📉 The Financial Deep Dive
Neogen Chemicals Limited's financial results for the third quarter and nine months ended December 31, 2025, paint a concerning picture of declining profitability amidst stable revenue growth.
The Numbers:
- Standalone Q3 FY26: Revenue from operations rose 7.5% YoY to ₹215.60 crore. However, Profit After Tax (PAT) saw a steep 39% YoY decline, falling to ₹8.77 crore from ₹14.41 crore in Q3 FY25.
- Consolidated Q3 FY26: Revenue grew 9.2% YoY to ₹220.02 crore. PAT experienced a severe 63% YoY drop, settling at ₹3.69 crore compared to ₹10.01 crore in the prior year's quarter.
- Nine-Month Period (9M FY26): Standalone PAT decreased 25% YoY to ₹32.30 crore, while consolidated PAT fell 46.5% YoY to ₹17.33 crore.
The Quality:
Operating margins for standalone results remained steady at 17%. However, net profit margins compressed significantly, with standalone at 4% and consolidated at a mere 2%. This stark contrast between operating and net margins suggests a substantial impact from higher finance costs or other non-operating expenses on the bottom line.
The Grill:
While no direct analyst-management 'grill' was detailed in the filing, the independent auditor's report on the company's listed Non-Convertible Debentures (NCDs) serves as a major point of concern. The auditor's certificate explicitly stated that Neogen Chemicals Limited has not complied with all covenants of its debenture agreements and has failed to maintain the required security cover for its listed NCDs. This finding is a critical red flag that would undoubtedly be a focal point for investor scrutiny. The company provided no forward-looking guidance or management outlook with its results.
One-offs:
No exceptional items were reported for the current quarter or the nine-month period. The company had previously reported exceptional items in FY25 due to a fire incident at its Dahej SEZ plant.
🚩 Risks & Outlook
Specific Risks:
The most significant risk stems directly from the auditor's report concerning the listed NCDs. Non-compliance with debt covenants and failure to maintain security cover can lead to:
- Potential default clauses being triggered.
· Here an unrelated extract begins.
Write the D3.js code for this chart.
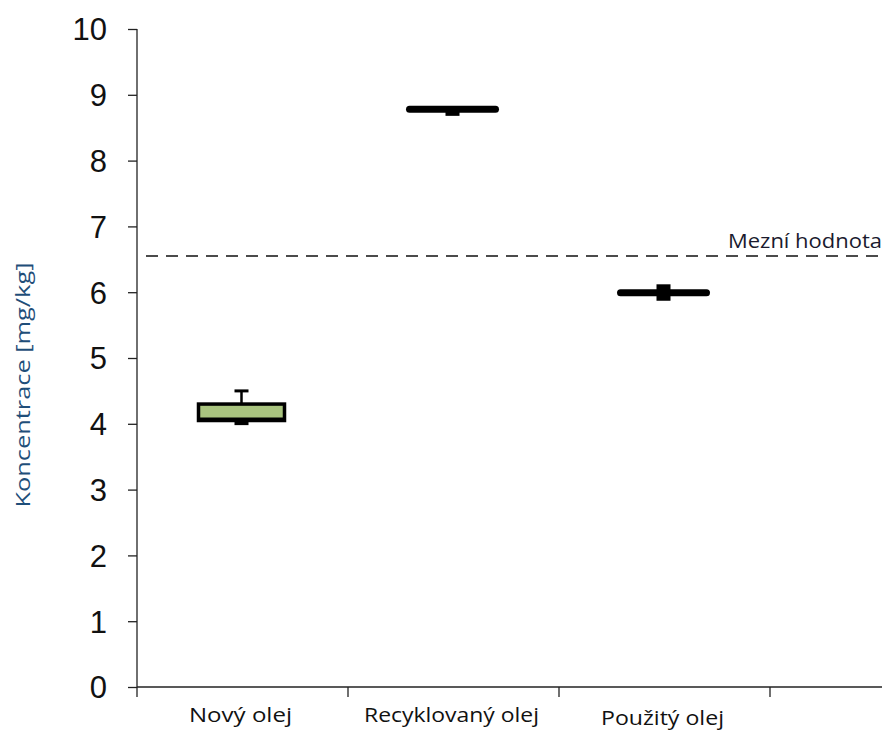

- Demands for immediate repayment or additional security from debenture holders.
- Increased borrowing costs or restricted access to future financing.
- A downgrade in credit ratings.
The consolidated Debt/Equity ratio stood at 1.55x as of December 31, 2025, indicating substantial leverage, which amplifies the risk associated with covenant breaches. The trailing twelve-month Debt Service Coverage Ratio (DSCR) of 1.41x also warrants close monitoring.
The Forward View:
Investors should closely watch for any communication from Neogen Chemicals regarding its plan to rectify the covenant non-compliance and restore security cover for its NCDs. The company's ability to manage its debt obligations and regain market confidence will be crucial in the coming quarters. The lack of management guidance adds a layer of uncertainty regarding future performance trends and strategic direction.